Suzan (Belçim Bilgin) und Muzzaffer (Kivanç Tatlitug) kommen sich näher. Foto: Türkfilmfestivali Mannheim
Mannheim/Heidelberg, 14. Oktober 2013. (red/ld) Sind die noch ganz dicht? Nein. Sie sind Dichter. Sie sind Träumer. Der Eröffnungsfilm des 22. Türkfilmfestivali “Kelebegin Rüyasi/Der Traum des Schmetterlings” von Yilmaz Erdogan kommt als selbstverliebtes Drama daher – es hat neben einem alten Plot nur schöne Bilder zu bieten.
Von Lydia Dartsch
Rational betrachtet, kann das einfach nicht gut gehen: Europa im Jahr 1941 – es tobt der zweite Weltkrieg. Die türkischen Männer zwischen 15 und 65 Jahren wurden zur Zwangsarbeit im Bergwerk verpflichtet und werden regelmäßig an Ketten – wie Hunde – durch eine Kleinstadt am Schwarzen Meer getrieben, in der die Protagonisten Rüstü und Muzzaffer leben. Der Alltag der Zwangsarbeiter ist hart und grau.
Muzzaffer (Kivanç Tatlitug) und Rüstü (Mert Firat) wollen als Schriftsteller und Dichter berühmt werden. Sehnsüchtig warten sie auf die Postboote, die ihnen die Literaturzeitschrift bringt, bei der sie regelmäßig ihre Gedichte einreichen. In einem gemeinsamen Wettstreit, wessen Gedicht es schafft, verwetten sie ihre imaginären Reichtümer:
Wenn sie Deins gedruckt haben, bekommst Du meine goldene Taschenuhr.
Eines Tages kommt die schöne Suzan (Belçim Bilgin) mit dem Schiff in die Stadt. Die Betteldichter verlieben sich auf den ersten Blick in die Tochter reicher Eltern und treten in einen neuen Wettstreit: Wessen Gedicht ihr am besten gefällt, darf sie heiraten.
Die unerfüllte und unerfüllbare Liebe dreier Menschen, die die Realität partout nicht annehmen wollen, ist der Plot dieses von Anfang an lyrischen Films. Die Realität ist die harte Trennung der sozialen Klassen und deren unterschiedlicher Aussichten im Leben: Die einen reich und gesund.

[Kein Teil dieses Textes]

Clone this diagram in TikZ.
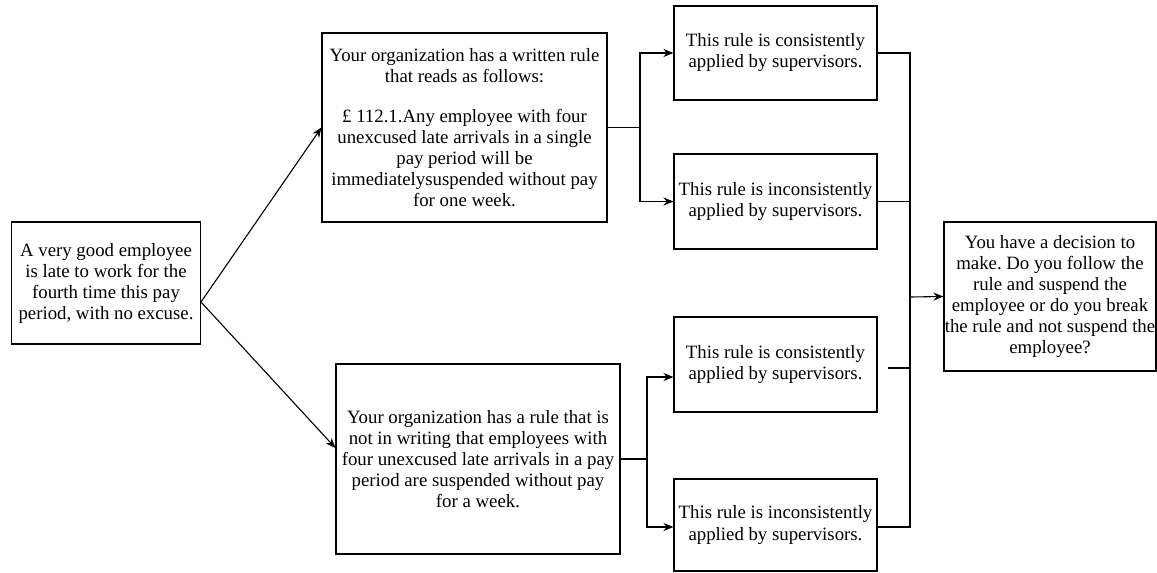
\documentclass[tikz,border=0pt]{standalone}
\usepackage{fontspec}
\setmainfont{Liberation Serif}
\usetikzlibrary{arrows.meta}
\frenchspacing
\begin{document}
\begin{tikzpicture}[x=1pt,y=-1pt,
  box/.style={draw, line width=1.1pt, rectangle, inner sep=0pt, align=center,
    font=\fontsize{18.8}{21}\selectfont},
  conn/.style={line width=1.1pt},
  arr/.style={conn, -{Stealth[length=10pt,width=8pt]}}]
\useasboundingbox (0,0) rectangle (1157,573);
\node[box, minimum width=189pt, minimum height=122pt] (A) at (106,283)
  {A very good employee\\ is late to work for the\\ fourth time this pay\\ period, with no excuse.};
\node[box, minimum width=285pt, minimum height=189pt] (B) at (464.5,127.5)
  {Your organization has a written rule\\ that reads as follows:\\[19pt]
   £ 112.1.Any employee with four\\ unexcused late arrivals in a single\\ pay period will be\\ immediatelysuspended without pay\\ for one week.};
\node[box, minimum width=203pt, minimum height=94pt] (C1) at (775.5,53)
  {This rule is consistently\\ applied by supervisors.};
\node[box, minimum width=203pt, minimum height=95pt] (C2) at (775.5,201.5)
  {This rule is inconsistently\\ applied by supervisors.};
\node[box, minimum width=284pt, minimum height=190pt] (D) at (478,459)
  {Your organization has a rule that is\\ not in writing that employees with\\ four unexcused late arrivals in a pay\\ period are suspended without pay\\ for a week.};
\node[box, minimum width=203pt, minimum height=95pt] (C3) at (775.5,364.5)
  {This rule is consistently\\ applied by supervisors.};
\node[box, minimum width=203pt, minimum height=92pt] (C4) at (775.5,525)
  {This rule is inconsistently\\ applied by supervisors.};
\node[box, minimum width=212pt, minimum height=149pt] (E) at (1050,296.5)
  {You have a decision to\\ make. Do you follow the\\ rule and suspend the\\ employee or do you break\\ the rule and not suspend the\\ employee?};
% connectors
\coordinate (a1) at (201,302);
\draw[arr] (a1) -- (B.west);
\draw[arr] (a1) -- ([yshift=11pt]D.west);
\coordinate (jB) at (640,127.5);
\draw[conn] (B.east) -- (jB);
\draw[arr] (jB) |- (C1.west);
\draw[arr] (jB) |- (C2.west);
\coordinate (jD) at (647,459);
\draw[conn] (D.east) -- (jD);
\draw[arr] (jD) |- ([yshift=-12.5pt]C3.west);
\draw[arr] (jD) |- ([yshift=-2pt]C4.west);
\coordinate (bt) at (910,53);
\coordinate (bb) at (910,527);
\coordinate (bm) at (910,297);
\draw[conn] (C1.east) -- (bt) -- (bb) -- ([yshift=-2pt]C4.east);
\draw[conn] (C2.east) -- (C2.east -| bt);
\draw[conn] ([xshift=10pt,yshift=-3.5pt]C3.east) -- ([yshift=-3.5pt]C3.east -| bt);
\draw[arr] (bm) -- (E.west);
\end{tikzpicture}
\end{document}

Die anderen bettelarm und todkrank. Sie kommen nicht zusammen. Sie können nicht. Sie dürfen nicht. Soweit die Poesie der Geschichte.

Foto: Türkfilmfestivali Mannheim
Die Anfangszene zeigt in weichgezeichneten grauen Bildern graue Männer in Einheitskleidung und in Ketten, die unter Tage Kohle fördern. Ihre Gesichter sind schwarz. Ihre Lungen auch. Die Männer im Hintergrund sind sauber. Sie stecken in Anzügen und besprechen die Förderpläne des Bergwerks. Einer davon ist Suzans Vater.
Erst als die Kamera auf Rüstü schwenkt, wird das Bild weichgezeichnet bunt und hell – strahlend wie Rüstüs Lächeln. Er und sein Freund passen nicht in die Welt. Sie gehören weder zu den Bergmännern, noch zur Oberschicht. Sie wollen nicht dazugehören. Sie wollen träumen und glücklich werden. Sie sind bei all dem Elend um sich herum schmerzvoll optimistisch.
Ermüdender Plot, malerische Bilder
Worin ihr Glück überhaupt liegt, wissen sie nicht: Gesundheit? Sie brechen aus dem Sanatorium aus, in dem sie von der Tuberkulose genesen sollen. Suzan? Rüstü verliebt sich in eine Mitpatientin im Sanatorium und heiratet sie. Dichten? Das sei ihre Ausrede für den Schmerz ihres Lebens, sagen sie.
Wie Schmetterlinge flattern die beiden Männer vom einen Ziel zum nächsten. Der Film flattert mit – spielt mal in der Heimatstadt der Protagonisten, mal in Istanbul, auf einem Schiff, im Bergwerk, im Sanatorium. Dabei besticht die hollywoodeske Bildästhetik wie aus “Titanic”. Das zur Poesie der Bilder.
Denn die Figuren und Sets wirken bei aller Härte des historischen Hintergrunds wie aus dem Bilderbuch. Dafür sprechen auch die vielen Kostümwechsel der Hauptdarstellerin Belçim Bilgin, die mal schneewittchenhaft in Kleidern, mal im Tennis-Dress und mal mit schwarzem Gesicht in Bergmannskluft zu sehen ist. Mehr als diese Bilder hat der Film auch nicht zu bieten. Beim Abspann ist man froh und erinnert sich nur daran – an diesen schmetterlingshaften Filmtraum.